Fortunately, as with the Taliban, the Khmer Rouge were so incompetent that their control of the country deteriorated. And, being the hopelessly over-confident and deluded morons that they were, they picked a fight with the more militarized, well-provisioned and seasoned Vietnamese Army. The current leader of Cambodia, Hun Sen, rode into Cambodia on a Vietnamese tank in 1979. He became head of state at 32, youngest in the world at the time, and, now, one of the world’s longest serving leaders.
He is a former Khmer Rouge officer, serving as Eastern Region Battalion Commander.
Still smarting from its humiliating departure from Saigon in 1975, the United States refused to recognize the Vietnamese-controlled Cambodian government in 1979. It recognized the Khmer Rouge as the only legitimate representative of the Cambodian people until a UN peace accord was signed over a decade later.
I’ve been in Cambodia for three weeks.
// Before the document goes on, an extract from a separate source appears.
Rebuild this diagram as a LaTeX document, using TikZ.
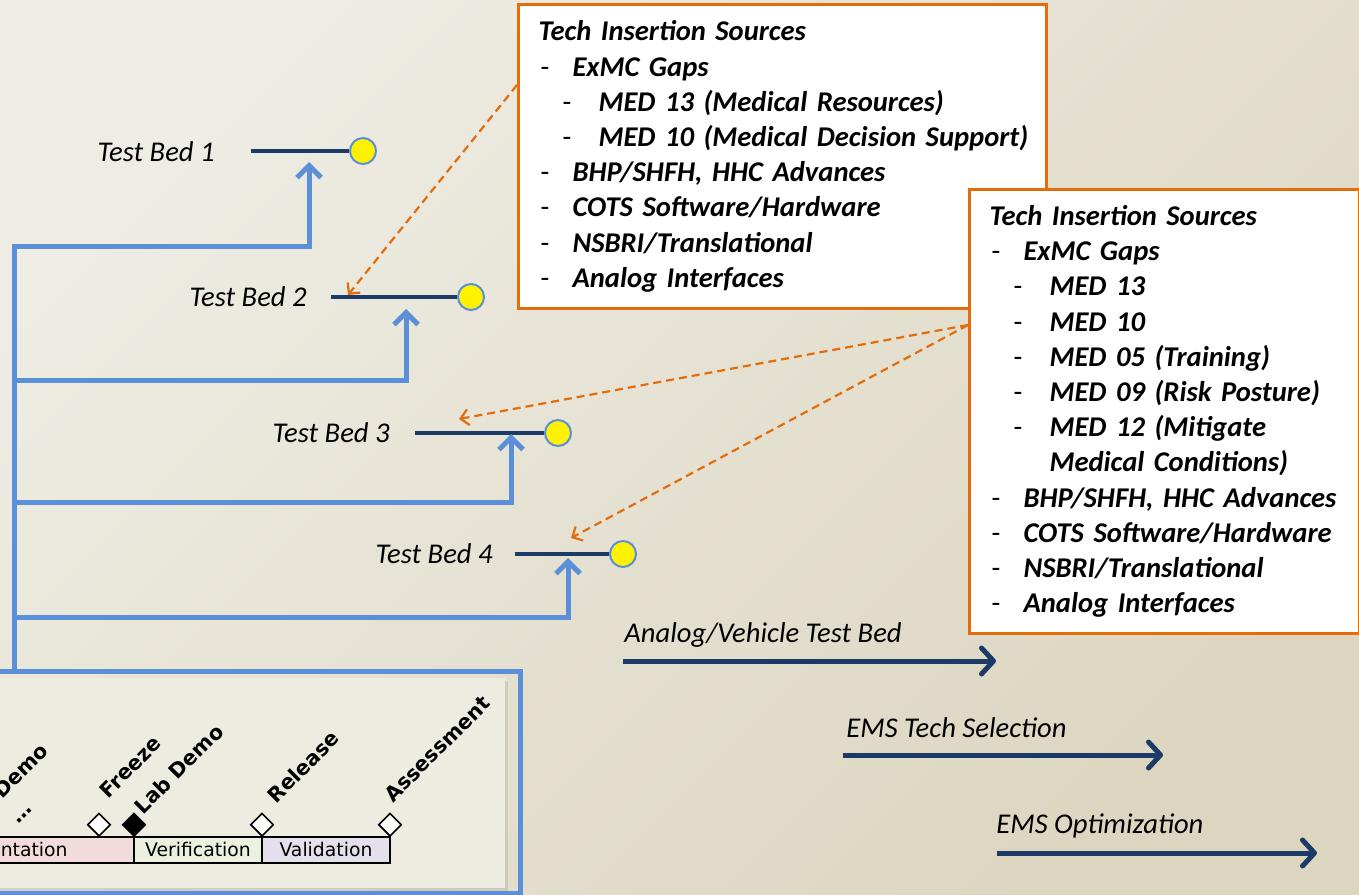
\documentclass[tikz,border=0pt]{standalone}
\usepackage{fontspec}
\setmainfont{Carlito}
\newfontfamily\lifefont{DejaVu Sans}
\usetikzlibrary{
    arrows.meta,
    calc,
    positioning,
    shapes.geometric,
    shadows
}

\definecolor{bgLight}{HTML}{EEECE3}
\definecolor{bgDark}{HTML}{DCD6C1}
\definecolor{feedBlue}{HTML}{5B8FD7}
\definecolor{bedNavy}{HTML}{1B3A66}
\definecolor{srcOrange}{HTML}{E46C0A}
\definecolor{implPink}{HTML}{F2DCDB}
\definecolor{verGreen}{HTML}{EBF1DE}
\definecolor{valPurple}{HTML}{E4DFEC}
\definecolor{panelFill}{HTML}{EEEBE1}

\newcommand{\srcitem}[1]{\mbox{\makebox[17pt][l]{\hspace{1pt}{\mdseries\upshape -}}#1}}
\newcommand{\srcsub}[1]{\mbox{\hspace{12pt}\makebox[18pt][l]{{\mdseries\upshape -}}#1}}

\tikzset{
    bedlabel/.style={font=\itshape\fontsize{14.3}{17}\selectfont, inner sep=0pt},
    bedline/.style={draw=bedNavy, line width=2pt},
    beddot/.style={circle, fill=yellow, draw=feedBlue, line width=1pt,
        minimum size=13pt, inner sep=0pt},
    feed/.style={draw=feedBlue, line width=2.5pt},
    feedarrow/.style={feed, -{Straight Barb[length=6pt,width=12pt]}},
    link/.style={draw=srcOrange, line width=1.1pt, dash pattern=on 4pt off 2.5pt,
        -{Straight Barb[length=4pt,width=8pt]}},
    srcbox/.style={draw=srcOrange, line width=1.5pt, fill=white, anchor=north west,
        align=left, inner xsep=10pt,
        font=\bfseries\itshape\fontsize{14.3}{17.6}\selectfont},
    stagearrow/.style={draw=bedNavy, line width=2.5pt,
        -{Straight Barb[length=6pt,width=13pt,round]}},
    frame/.style={draw=feedBlue, line width=2.5pt, anchor=north west},
    panel/.style={fill=panelFill, anchor=north west,
        drop shadow={opacity=0.2, shadow xshift=1.5pt, shadow yshift=-1.5pt}},
    phase/.style={draw=black, line width=1pt, outer sep=0pt, inner sep=0pt,
        minimum height=13pt, text height=1.6ex, text depth=.3ex,
        font=\lifefont\fontsize{9.4}{11}\selectfont},
    gate/.style={diamond, draw=black, fill=white, line width=0.8pt,
        minimum width=11.5pt, minimum height=11.5pt, inner sep=0pt},
    milestone/.style={font=\lifefont\bfseries\fontsize{10.3}{12}\selectfont, inner sep=0pt, rotate=45}
}

\begin{document}
\begin{tikzpicture}[x=0.5pt, y=-0.5pt]
    \useasboundingbox (0,0) rectangle (1359,894);
    \clip (0,0) rectangle (1359,894);
    \shade[top color=bgLight, bottom color=bgDark, shading angle=45] (0,0) rectangle (1359,894);

    % life-cycle panel at the bottom left
    \node[frame, minimum width=269pt, minimum height=111pt] (lifecycle) at (-20,669) {};
    \node[panel, minimum width=262.5pt, minimum height=105pt] (panel) at (-20,678) {};
    \node[phase, fill=implPink, minimum width=141pt] (impl) at (-7,850) {Implementation};
    \node[phase, fill=verGreen, minimum width=64pt, right=0pt of impl] (verif) {Verification};
    \node[phase, fill=valPurple, minimum width=64pt, right=0pt of verif] (valid) {Validation};
    \node[gate, anchor=south] (gFreeze) at ($(impl.north east)+(-35,0)$) {};
    \node[gate, fill=black, anchor=south] (gLab) at (impl.north east) {};
    \node[gate, anchor=south] (gRelease) at (verif.north east) {};
    \node[gate, anchor=south] (gAssess) at (valid.north east) {};
    \node[milestone, anchor=base east] (mDemo) at (50,752) {Demo};
    \node[milestone, anchor=base] (mDots) at (26,817) {\ldots};
    \node[milestone, anchor=base west] (mFreeze) at ($(gFreeze.north)+(9,-13)$) {Freeze};
    \node[milestone, anchor=base west] (mLab) at ($(gLab.north)+(9,3)$) {Lab Demo};
    \node[milestone, anchor=base west] (mRelease) at ($(gRelease.north)+(14,-8)$) {Release};
    \node[milestone, anchor=base west] (mAssess) at ($(gAssess.north)+(3,-9)$) {Assessment};

    % test beds
    \node[bedlabel, anchor=east] (tb1) at (215,152) {Test Bed 1};
    \node[beddot] (tb1dot) at (363,151) {};
    \coordinate (tb1s) at (251,151);
    \draw[bedline] (tb1s) -- (tb1dot);
    \node[bedlabel, anchor=east] (tb2) at (307,297) {Test Bed 2};
    \node[beddot] (tb2dot) at (471,297) {};
    \coordinate (tb2s) at (331,297);
    \draw[bedline] (tb2s) -- (tb2dot);
    \node[bedlabel, anchor=east] (tb3) at (390,433) {Test Bed 3};
    \node[beddot] (tb3dot) at (558,433) {};
    \coordinate (tb3s) at (415,433);
    \draw[bedline] (tb3s) -- (tb3dot);
    \node[bedlabel, anchor=east] (tb4) at (493,554) {Test Bed 4};
    \node[beddot] (tb4dot) at (623,554) {};
    \coordinate (tb4s) at (515,554);
    \draw[bedline] (tb4s) -- (tb4dot);

    % feeds from the life-cycle panel
    \coordinate (j1) at (14,246);
    \coordinate (j2) at (14,380);
    \coordinate (j3) at (14,502);
    \coordinate (j4) at (14,617);
    \coordinate (tb1in) at (309,162);
    \coordinate (tb2in) at (406,309);
    \coordinate (tb3in) at (511,434);
    \coordinate (tb4in) at (568,558);
    \draw[feedarrow] (lifecycle.north -| j1) -- (j1) -| (tb1in);
    \draw[feedarrow] (j2) -| (tb2in);
    \draw[feedarrow] (j3) -| (tb3in);
    \draw[feedarrow] (j4) -| (tb4in);

    % tech insertion sources
    \node[srcbox, minimum width=264pt, minimum height=152pt, text width=244pt] (src1) at (517,3) {%
        Tech Insertion Sources\\
        \srcitem{ExMC Gaps}\\
        \srcsub{MED 13 (Medical Resources)}\\
        \srcsub{MED 10 (Medical Decision Support)}\\
        \srcitem{BHP/SHFH, HHC Advances}\\
        \srcitem{COTS Software/Hardware}\\
        \srcitem{NSBRI/Translational}\\
        \srcitem{Analog Interfaces}};
    \node[srcbox, minimum width=195pt, minimum height=222pt, text width=175pt] (src2) at (968,188) {%
        Tech Insertion Sources\\
        \srcitem{ExMC Gaps}\\
        \srcsub{MED 13}\\
        \srcsub{MED 10}\\
        \srcsub{MED 05 (Training)}\\
        \srcsub{MED 09 (Risk Posture)}\\
        \srcsub{MED 12 (Mitigate}\\
        \hspace{30pt}Medical Conditions)\\
        \srcitem{BHP/SHFH, HHC Advances}\\
        \srcitem{COTS Software/Hardware}\\
        \srcitem{NSBRI/Translational}\\
        \srcitem{Analog Interfaces}};

    \coordinate (tb2hit) at (348,295);
    \coordinate (tb3hit) at (459,419);
    \coordinate (tb4hit) at (571,538);
    \draw[link] ($(src1.north west)+(0,82)$) -- (tb2hit);
    \draw[link] ($(src2.north west)+(0,137)$) -- (tb3hit);
    \draw[link] ($(src2.north west)+(0,137)$) -- (tb4hit);

    % later stages
    \node[bedlabel, anchor=west] (avLabel) at (624,635) {Analog/Vehicle Test Bed};
    \coordinate (avFrom) at (623,661);
    \coordinate (avTo) at (996,661);
    \draw[stagearrow] (avFrom) -- (avTo);
    \node[bedlabel, anchor=west] (selLabel) at (846,728) {EMS Tech Selection};
    \coordinate (selFrom) at (843,755);
    \coordinate (selTo) at (1163,755);
    \draw[stagearrow] (selFrom) -- (selTo);
    \node[bedlabel, anchor=west] (optLabel) at (996,826) {EMS Optimization};
    \coordinate (optFrom) at (997,853);
    \coordinate (optTo) at (1317,853);
    \draw[stagearrow] (optFrom) -- (optTo);
\end{tikzpicture}
\end{document}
No one wants to talk about the past. I talk to young people and they claim limited knowledge of those years from their school days. Trials for the Khmer Rouge leaders have taken decades, resulting in the guilty verdicts of only two or three just last year.  
Pol Pot, the monster who devised the reinvention of Cambodian society, eliminating currency, schooling and most anyone with an education or knowledge of a foreign language, died shortly after hearing over Voice of America radio that his KR comrades were going to hand him over in April of 1998. His wife said he died in his sleep. Others are convinced it was suicide, or murder by the Ta Mok faction that was keeping him under house arrest in the jungle. 
His body was burned on a funeral pyre consisting of old tires and trash.